| RECORDS FOR THIS TASK |
▶

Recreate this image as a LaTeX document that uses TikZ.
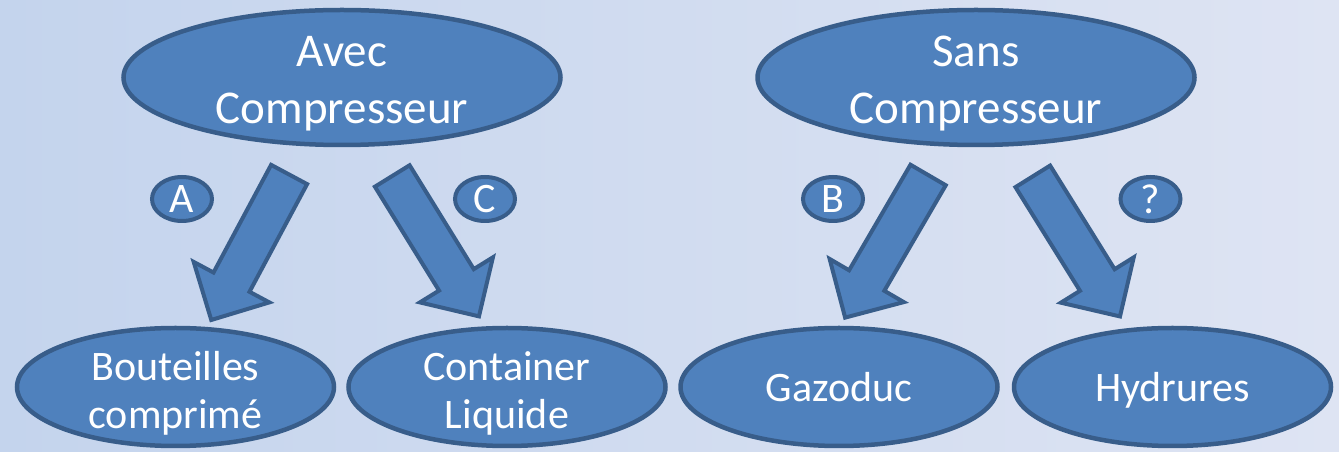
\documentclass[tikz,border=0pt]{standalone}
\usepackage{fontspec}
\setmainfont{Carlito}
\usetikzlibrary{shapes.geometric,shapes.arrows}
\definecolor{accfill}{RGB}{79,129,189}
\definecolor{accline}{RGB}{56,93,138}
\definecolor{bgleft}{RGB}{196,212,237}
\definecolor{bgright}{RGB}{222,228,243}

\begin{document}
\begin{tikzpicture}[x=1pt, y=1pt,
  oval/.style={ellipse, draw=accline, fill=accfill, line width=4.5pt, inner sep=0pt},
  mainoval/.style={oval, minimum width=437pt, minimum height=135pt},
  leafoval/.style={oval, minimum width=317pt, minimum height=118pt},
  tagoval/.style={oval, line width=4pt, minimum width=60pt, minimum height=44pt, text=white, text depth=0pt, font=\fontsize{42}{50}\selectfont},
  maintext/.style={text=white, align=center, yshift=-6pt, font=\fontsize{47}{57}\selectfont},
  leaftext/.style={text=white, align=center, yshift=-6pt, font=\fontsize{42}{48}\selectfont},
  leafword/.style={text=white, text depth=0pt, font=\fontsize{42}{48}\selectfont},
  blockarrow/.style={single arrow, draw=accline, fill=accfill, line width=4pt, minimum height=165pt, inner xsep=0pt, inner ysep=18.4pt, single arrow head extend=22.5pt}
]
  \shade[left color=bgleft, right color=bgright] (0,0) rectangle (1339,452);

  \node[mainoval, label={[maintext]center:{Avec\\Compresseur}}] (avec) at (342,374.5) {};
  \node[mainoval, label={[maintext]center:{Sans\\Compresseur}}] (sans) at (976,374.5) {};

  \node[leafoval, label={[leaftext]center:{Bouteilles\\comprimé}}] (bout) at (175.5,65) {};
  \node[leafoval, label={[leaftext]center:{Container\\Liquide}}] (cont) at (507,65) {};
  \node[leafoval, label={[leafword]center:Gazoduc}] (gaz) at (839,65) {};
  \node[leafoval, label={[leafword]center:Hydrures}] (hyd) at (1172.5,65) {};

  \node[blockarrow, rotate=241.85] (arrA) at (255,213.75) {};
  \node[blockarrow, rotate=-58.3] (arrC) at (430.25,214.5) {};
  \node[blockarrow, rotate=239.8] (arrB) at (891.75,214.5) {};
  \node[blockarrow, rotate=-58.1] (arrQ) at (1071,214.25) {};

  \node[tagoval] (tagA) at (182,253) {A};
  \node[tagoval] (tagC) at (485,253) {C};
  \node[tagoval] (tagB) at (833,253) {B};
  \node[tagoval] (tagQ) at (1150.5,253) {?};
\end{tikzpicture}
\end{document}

◀
▶

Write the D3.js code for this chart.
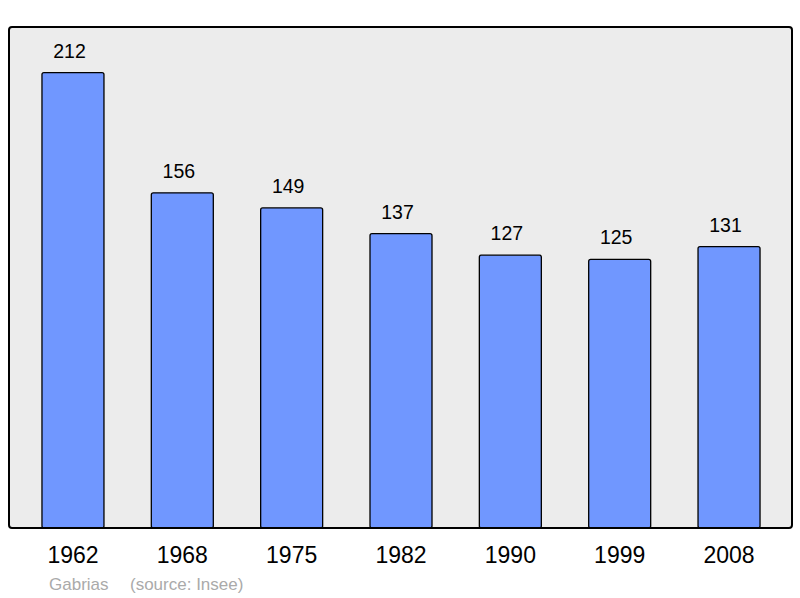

◀
▶

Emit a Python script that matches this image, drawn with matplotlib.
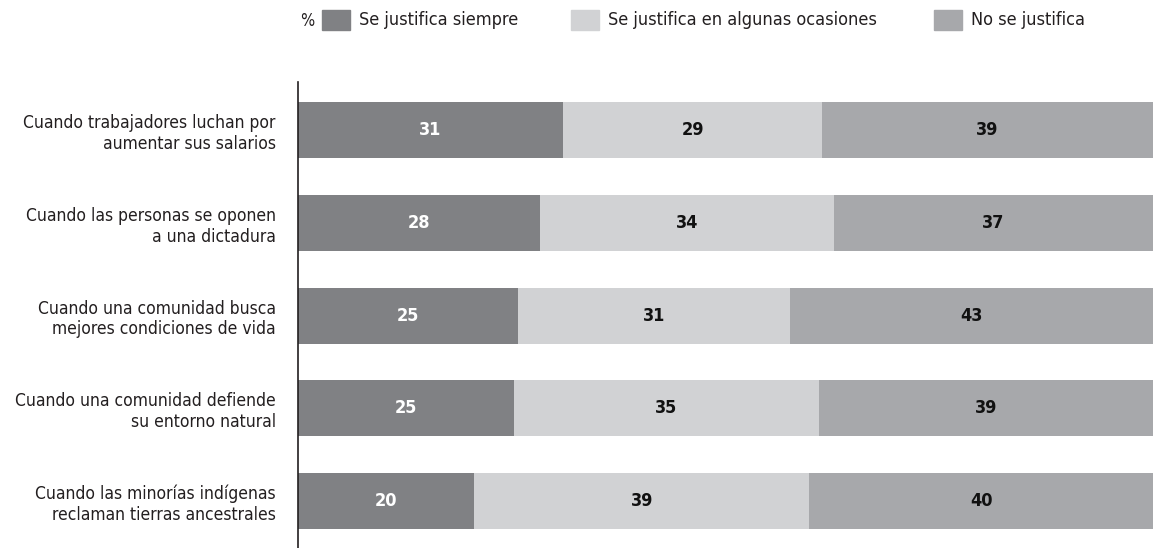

◀

| WHAT IS EXPECTED |
Search the listing for the string "that". Copy each line where it turns up.

| COMPLETED EXERCISE |
Recreate this image as a LaTeX document that uses TikZ.
Emit a Python script that matches this image, drawn with matplotlib.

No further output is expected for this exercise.